Digitais

Wanderson Nogueira

Palavreando

Aos sábados, no Caderno Z, o jornalista Wanderson Nogueira explora a sua verve literária na coluna "Palavreando", onde fala de sentimentos e analisa o espírito e o comportamento humano.

sábado, 21 de outubro de 2023

Como podem existir milhões de mãos iguais e cada uma ser única? Nenhuma mão que existe ou existiu tem as mesmas impressões digitais. Os dedos alongados podem se assemelhar, o tamanho da palma pode até ser exatamente o mesmo, o formato das unhas pode ser igual, mas mesmo as mãos de gêmeos univitelinos têm desenho único, curvas exclusivas, incomparáveis.

Imagine que um mesmo artista pudesse pintar bilhões e bilhões de quadros, cada um com traços diferentes. Parece impossível. Mas não para a criação dessa maravilha que é a nossa espécie.

E isso é absolutamente incrível: a sua digital, só você tem. Ninguém que existiu antes de você, ninguém que existe neste planeta de mais de oito bilhões de pessoas, ninguém que vier a existir, ainda que se triplique a população atual, terá digital como a sua.

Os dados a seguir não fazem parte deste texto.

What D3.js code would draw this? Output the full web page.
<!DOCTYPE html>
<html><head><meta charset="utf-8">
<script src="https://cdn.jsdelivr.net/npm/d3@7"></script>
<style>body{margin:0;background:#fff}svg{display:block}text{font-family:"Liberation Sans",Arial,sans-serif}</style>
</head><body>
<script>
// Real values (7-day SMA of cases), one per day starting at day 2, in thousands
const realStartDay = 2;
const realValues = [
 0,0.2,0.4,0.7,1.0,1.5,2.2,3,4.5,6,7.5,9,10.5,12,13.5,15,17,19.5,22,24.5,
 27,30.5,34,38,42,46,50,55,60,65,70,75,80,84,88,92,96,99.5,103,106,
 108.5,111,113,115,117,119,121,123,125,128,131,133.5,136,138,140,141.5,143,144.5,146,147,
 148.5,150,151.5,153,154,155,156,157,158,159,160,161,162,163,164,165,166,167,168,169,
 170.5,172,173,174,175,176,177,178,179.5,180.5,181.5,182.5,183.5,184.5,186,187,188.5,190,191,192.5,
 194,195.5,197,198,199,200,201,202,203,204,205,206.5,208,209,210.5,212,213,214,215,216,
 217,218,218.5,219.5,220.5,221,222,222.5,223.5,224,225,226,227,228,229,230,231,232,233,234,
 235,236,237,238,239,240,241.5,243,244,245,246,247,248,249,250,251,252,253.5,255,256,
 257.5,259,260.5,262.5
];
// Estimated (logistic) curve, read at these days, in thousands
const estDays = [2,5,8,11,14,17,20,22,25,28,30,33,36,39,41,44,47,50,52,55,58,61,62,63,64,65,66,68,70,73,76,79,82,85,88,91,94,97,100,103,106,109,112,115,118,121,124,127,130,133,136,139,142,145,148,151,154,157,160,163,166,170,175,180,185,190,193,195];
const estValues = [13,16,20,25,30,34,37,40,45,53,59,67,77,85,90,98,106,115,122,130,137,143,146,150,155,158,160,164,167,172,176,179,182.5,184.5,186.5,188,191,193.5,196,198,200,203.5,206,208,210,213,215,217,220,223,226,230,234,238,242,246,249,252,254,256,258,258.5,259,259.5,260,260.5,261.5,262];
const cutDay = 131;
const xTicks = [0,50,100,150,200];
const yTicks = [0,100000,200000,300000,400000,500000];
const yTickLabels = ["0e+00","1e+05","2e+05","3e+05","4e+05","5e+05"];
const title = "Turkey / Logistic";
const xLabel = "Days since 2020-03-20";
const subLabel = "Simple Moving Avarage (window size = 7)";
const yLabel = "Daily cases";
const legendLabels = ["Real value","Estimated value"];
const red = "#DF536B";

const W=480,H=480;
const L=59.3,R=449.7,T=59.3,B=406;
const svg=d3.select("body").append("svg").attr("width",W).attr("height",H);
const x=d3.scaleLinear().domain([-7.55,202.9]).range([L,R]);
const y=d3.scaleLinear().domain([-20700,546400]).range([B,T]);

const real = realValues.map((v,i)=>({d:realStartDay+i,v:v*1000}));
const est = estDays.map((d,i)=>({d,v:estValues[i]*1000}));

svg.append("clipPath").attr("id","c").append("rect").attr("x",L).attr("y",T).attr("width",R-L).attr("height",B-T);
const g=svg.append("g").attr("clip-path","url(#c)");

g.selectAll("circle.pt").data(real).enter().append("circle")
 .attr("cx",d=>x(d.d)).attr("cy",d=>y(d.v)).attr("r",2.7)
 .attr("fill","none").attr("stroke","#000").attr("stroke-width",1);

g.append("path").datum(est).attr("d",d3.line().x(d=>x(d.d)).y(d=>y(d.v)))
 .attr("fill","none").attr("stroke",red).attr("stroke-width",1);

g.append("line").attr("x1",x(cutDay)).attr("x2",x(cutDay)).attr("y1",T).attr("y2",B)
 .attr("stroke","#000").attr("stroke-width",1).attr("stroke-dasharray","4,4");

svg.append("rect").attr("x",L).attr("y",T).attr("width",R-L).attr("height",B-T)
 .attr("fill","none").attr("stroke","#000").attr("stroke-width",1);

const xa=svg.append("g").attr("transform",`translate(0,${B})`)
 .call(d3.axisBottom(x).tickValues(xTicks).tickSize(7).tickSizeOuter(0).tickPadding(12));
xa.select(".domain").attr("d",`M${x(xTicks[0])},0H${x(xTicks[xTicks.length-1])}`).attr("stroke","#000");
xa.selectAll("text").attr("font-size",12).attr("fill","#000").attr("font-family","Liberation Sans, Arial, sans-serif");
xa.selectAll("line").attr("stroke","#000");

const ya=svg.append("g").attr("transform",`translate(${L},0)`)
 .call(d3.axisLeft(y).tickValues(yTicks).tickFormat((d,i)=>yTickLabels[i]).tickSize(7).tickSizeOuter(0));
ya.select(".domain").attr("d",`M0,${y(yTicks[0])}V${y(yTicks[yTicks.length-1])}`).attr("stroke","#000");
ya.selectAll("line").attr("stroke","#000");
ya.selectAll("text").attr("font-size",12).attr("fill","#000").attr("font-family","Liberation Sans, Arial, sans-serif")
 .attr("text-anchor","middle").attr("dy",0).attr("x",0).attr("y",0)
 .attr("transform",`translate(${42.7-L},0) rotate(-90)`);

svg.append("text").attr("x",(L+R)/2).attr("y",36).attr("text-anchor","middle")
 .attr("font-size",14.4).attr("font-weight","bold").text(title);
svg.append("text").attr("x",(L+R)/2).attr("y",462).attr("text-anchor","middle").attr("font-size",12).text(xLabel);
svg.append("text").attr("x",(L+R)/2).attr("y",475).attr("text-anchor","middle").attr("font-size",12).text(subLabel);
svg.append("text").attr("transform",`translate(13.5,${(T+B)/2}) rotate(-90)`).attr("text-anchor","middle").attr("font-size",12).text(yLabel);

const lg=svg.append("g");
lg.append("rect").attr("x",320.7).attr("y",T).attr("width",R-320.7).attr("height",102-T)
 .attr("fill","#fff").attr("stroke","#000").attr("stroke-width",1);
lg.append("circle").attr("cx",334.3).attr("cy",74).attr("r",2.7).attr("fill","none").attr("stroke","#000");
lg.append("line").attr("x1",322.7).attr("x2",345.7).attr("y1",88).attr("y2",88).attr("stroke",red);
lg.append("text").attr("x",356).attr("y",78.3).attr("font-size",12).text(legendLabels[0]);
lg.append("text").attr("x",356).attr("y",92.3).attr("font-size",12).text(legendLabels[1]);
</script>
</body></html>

Assim, o que você faz tem a sua marca exclusiva. Pode não parecer nada especial, mas você é inimitável e no mínimo um diferencial você tem: a sua digital. Portanto, claro que isso é especial, tanto como é extraordinária a sua história e cada parágrafo que você coloca nela.

Adicionam-se outras digitais, igualmente únicas, a cada capítulo que escreve e se atravessa aos seus, tanto quanto os seus se unem a outros capítulos de incontáveis encontros com pessoas com as suas também exclusivas digitais. Vamos colocando nossas assinaturas e recebemos assinaturas tão nossas, das nossas vivências, das costuras que fazemos e das linhas que se costuram a nós.

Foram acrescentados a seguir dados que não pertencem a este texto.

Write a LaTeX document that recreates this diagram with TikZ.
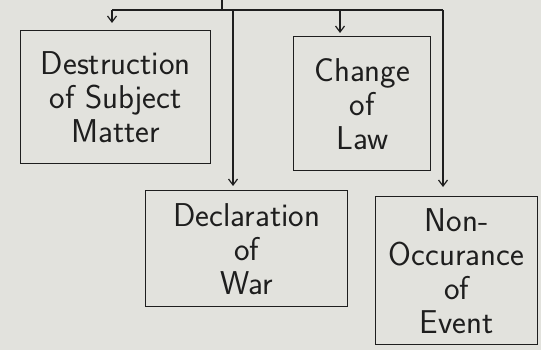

As ciganas lerão nosso destino. “O caminho é todo seu”. As linhas da mão como mapa da vida. Por onde percorrer, onde haverá de se ter mais cuidado para não escorregar? As limitações não premeditam nada. A escolha caberá aos seus passos e sua exclusiva cartografia é apenas guia auxiliar.

Tanto por acontecer, tantas surpresas à espreita. Na jornada de ser e de se dar — pertencer. De repente, no peito, escolhemos certa digital e oferecemos a nossa digital para compartilhar aventuras e cotidiano. Se uma digital é tão sem igual, imagine unir duas digitais. Nada se repetirá tal como, no mundo inteiro e em toda a existência da Terra de milhões e milhões de anos habitada por nós. Difícil até devanear.    

Quando eu era criança, eu vivia colocando sangue pelo nariz. Na escola em que eu estudava, não me lembro de outras crianças terem a mesma situação. Era um corre-corre danado. Inclinavam minha cabeça para o alto, apertavam o osso superior das minhas narinas. Outras vezes, vinham com um pano com gelo para estancar a sangria. Nos dias de calor, a cena se repetia quase que diariamente. Eu gostava daquela atenção. De matar aula também. Afinal, era um bom motivo. Fiz várias microcirurgias para queimar os vasos abertos. Fiz cirurgia de desvio de septo.

Talvez, meu nariz tenha mudado, minha face tenha inchado, mas minhas digitais são as mesmas. As digitais nunca mudam. Assim como ninguém pode roubar sua história, suas façanhas, seus sonhos.

Pode parecer uma mistura de ciência com ingenuidade. Nutrir de poesia a biologia. Querer suavizar essa crueldade que o tempo faz com nossos corpos. Ainda na barriga da mãe, nossas digitais vão se desenhando e não se alteram mais. Somos uma obra de arte única que tem o poder de criar um milhão de possibilidades. Mas a marca daquilo que fazemos não se sabota. A nossa digital imutável estará lá, mesmo depois da nossa morte.

Se é tão única a digital, o que dizer da alma... Ou seria a alma a própria digital?